WHAT THIS TASK INVOLVES: Copy out exactly the lines spanning the line with "Write the matplotlib code for this chart." to the line with "temperature = [2, 3, 4, 9, 10, 11, 12]", inclusive, from the data underneath, with no pictures.

RECORDED DATA:
--------------------

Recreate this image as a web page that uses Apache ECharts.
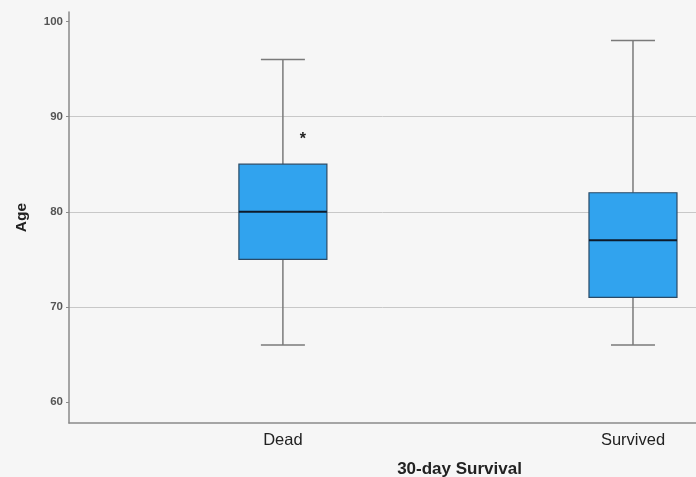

--------------------

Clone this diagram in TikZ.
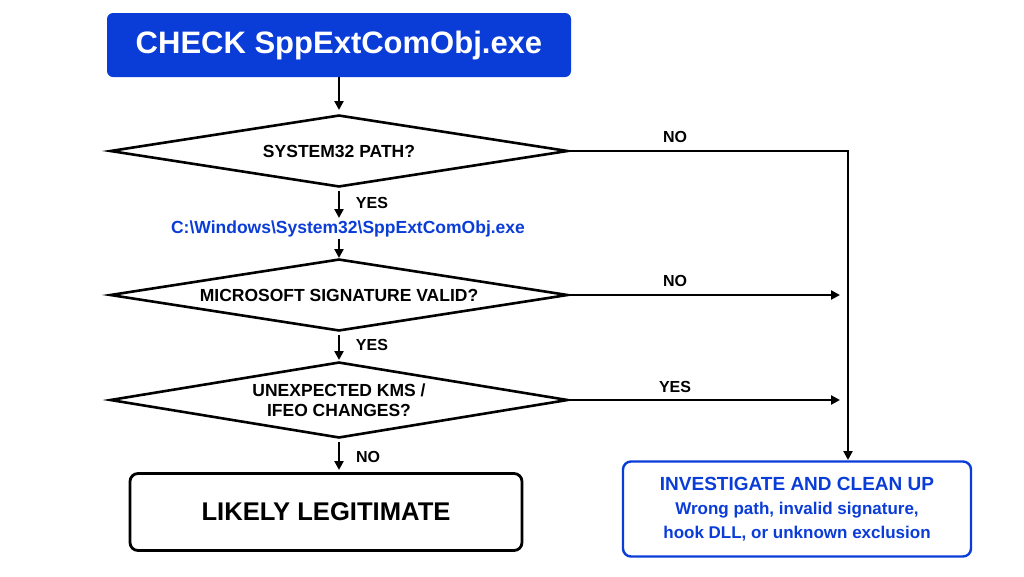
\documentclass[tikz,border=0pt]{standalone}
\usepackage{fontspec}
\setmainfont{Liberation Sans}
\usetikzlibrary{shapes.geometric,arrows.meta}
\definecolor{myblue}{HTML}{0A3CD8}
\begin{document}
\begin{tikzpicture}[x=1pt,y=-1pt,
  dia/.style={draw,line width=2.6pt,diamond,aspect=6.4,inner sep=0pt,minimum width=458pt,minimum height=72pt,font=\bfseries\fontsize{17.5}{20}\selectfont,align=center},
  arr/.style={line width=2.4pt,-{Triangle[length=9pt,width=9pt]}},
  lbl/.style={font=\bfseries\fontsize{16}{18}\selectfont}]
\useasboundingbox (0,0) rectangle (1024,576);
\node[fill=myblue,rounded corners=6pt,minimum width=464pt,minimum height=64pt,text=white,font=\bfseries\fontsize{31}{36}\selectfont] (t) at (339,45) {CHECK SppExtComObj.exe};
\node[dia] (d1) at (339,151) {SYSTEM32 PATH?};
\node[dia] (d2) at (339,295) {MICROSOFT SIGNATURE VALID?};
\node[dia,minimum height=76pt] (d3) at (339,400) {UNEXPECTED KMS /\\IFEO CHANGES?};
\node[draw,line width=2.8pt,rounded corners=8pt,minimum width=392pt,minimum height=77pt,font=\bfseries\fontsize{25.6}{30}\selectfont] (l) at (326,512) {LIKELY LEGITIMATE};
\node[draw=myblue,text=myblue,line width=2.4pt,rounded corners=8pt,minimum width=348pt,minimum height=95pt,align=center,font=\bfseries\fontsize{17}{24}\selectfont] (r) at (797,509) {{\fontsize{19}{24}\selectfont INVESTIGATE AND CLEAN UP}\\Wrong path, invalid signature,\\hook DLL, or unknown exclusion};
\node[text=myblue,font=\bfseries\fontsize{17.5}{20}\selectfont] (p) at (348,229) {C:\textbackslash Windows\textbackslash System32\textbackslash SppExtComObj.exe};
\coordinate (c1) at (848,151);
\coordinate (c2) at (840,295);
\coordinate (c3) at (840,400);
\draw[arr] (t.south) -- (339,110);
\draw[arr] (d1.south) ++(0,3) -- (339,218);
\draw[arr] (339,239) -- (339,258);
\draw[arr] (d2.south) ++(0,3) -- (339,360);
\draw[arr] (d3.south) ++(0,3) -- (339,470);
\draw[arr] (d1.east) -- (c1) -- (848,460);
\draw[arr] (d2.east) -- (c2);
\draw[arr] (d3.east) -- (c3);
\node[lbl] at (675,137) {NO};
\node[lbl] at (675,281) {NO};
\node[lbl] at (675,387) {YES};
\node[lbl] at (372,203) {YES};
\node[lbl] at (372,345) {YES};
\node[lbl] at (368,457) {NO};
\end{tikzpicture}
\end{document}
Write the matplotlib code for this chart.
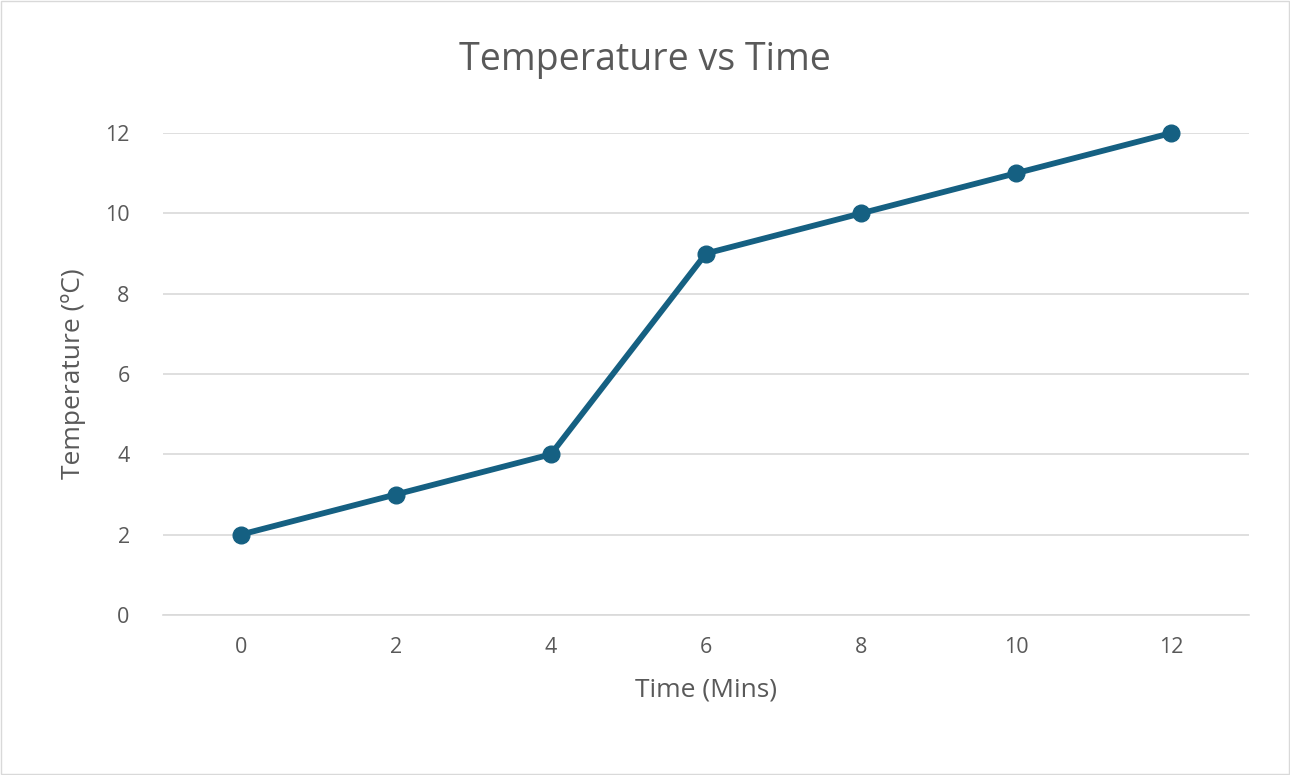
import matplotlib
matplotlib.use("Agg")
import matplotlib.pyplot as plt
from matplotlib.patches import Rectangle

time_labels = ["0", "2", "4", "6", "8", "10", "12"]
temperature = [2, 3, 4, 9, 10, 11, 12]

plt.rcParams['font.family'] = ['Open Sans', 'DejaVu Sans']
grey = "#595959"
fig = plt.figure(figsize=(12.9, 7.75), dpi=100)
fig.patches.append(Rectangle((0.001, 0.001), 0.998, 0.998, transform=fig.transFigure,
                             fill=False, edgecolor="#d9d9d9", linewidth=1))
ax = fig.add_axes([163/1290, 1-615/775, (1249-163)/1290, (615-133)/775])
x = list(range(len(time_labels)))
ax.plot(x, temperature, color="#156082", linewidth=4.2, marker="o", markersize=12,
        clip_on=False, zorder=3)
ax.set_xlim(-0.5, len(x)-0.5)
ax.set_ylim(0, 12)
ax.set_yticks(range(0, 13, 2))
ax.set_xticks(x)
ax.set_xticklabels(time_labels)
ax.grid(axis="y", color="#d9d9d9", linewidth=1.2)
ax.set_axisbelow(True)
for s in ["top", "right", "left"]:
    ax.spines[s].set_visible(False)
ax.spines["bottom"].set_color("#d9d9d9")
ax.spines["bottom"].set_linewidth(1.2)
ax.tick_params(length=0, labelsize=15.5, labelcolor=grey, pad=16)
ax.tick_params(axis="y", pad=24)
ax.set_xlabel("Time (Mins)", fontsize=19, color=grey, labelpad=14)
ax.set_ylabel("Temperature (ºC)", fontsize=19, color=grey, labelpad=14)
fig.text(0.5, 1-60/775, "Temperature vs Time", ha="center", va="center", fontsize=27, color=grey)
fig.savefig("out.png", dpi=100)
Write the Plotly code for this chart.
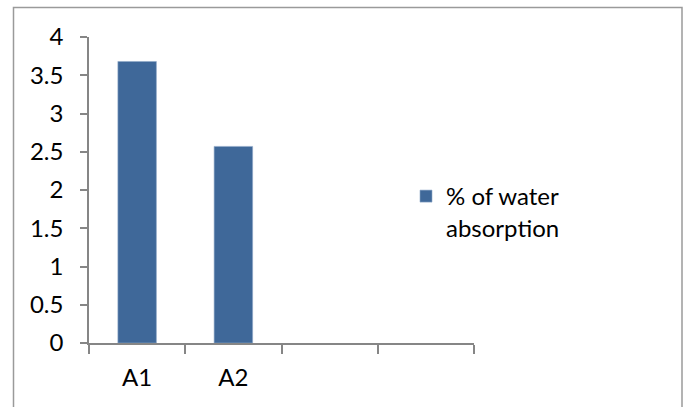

--------------------

EXPECTED ANSWER:
Write the matplotlib code for this chart.
import matplotlib
matplotlib.use("Agg")
import matplotlib.pyplot as plt
from matplotlib.patches import Rectangle

time_labels = ["0", "2", "4", "6", "8", "10", "12"]
temperature = [2, 3, 4, 9, 10, 11, 12]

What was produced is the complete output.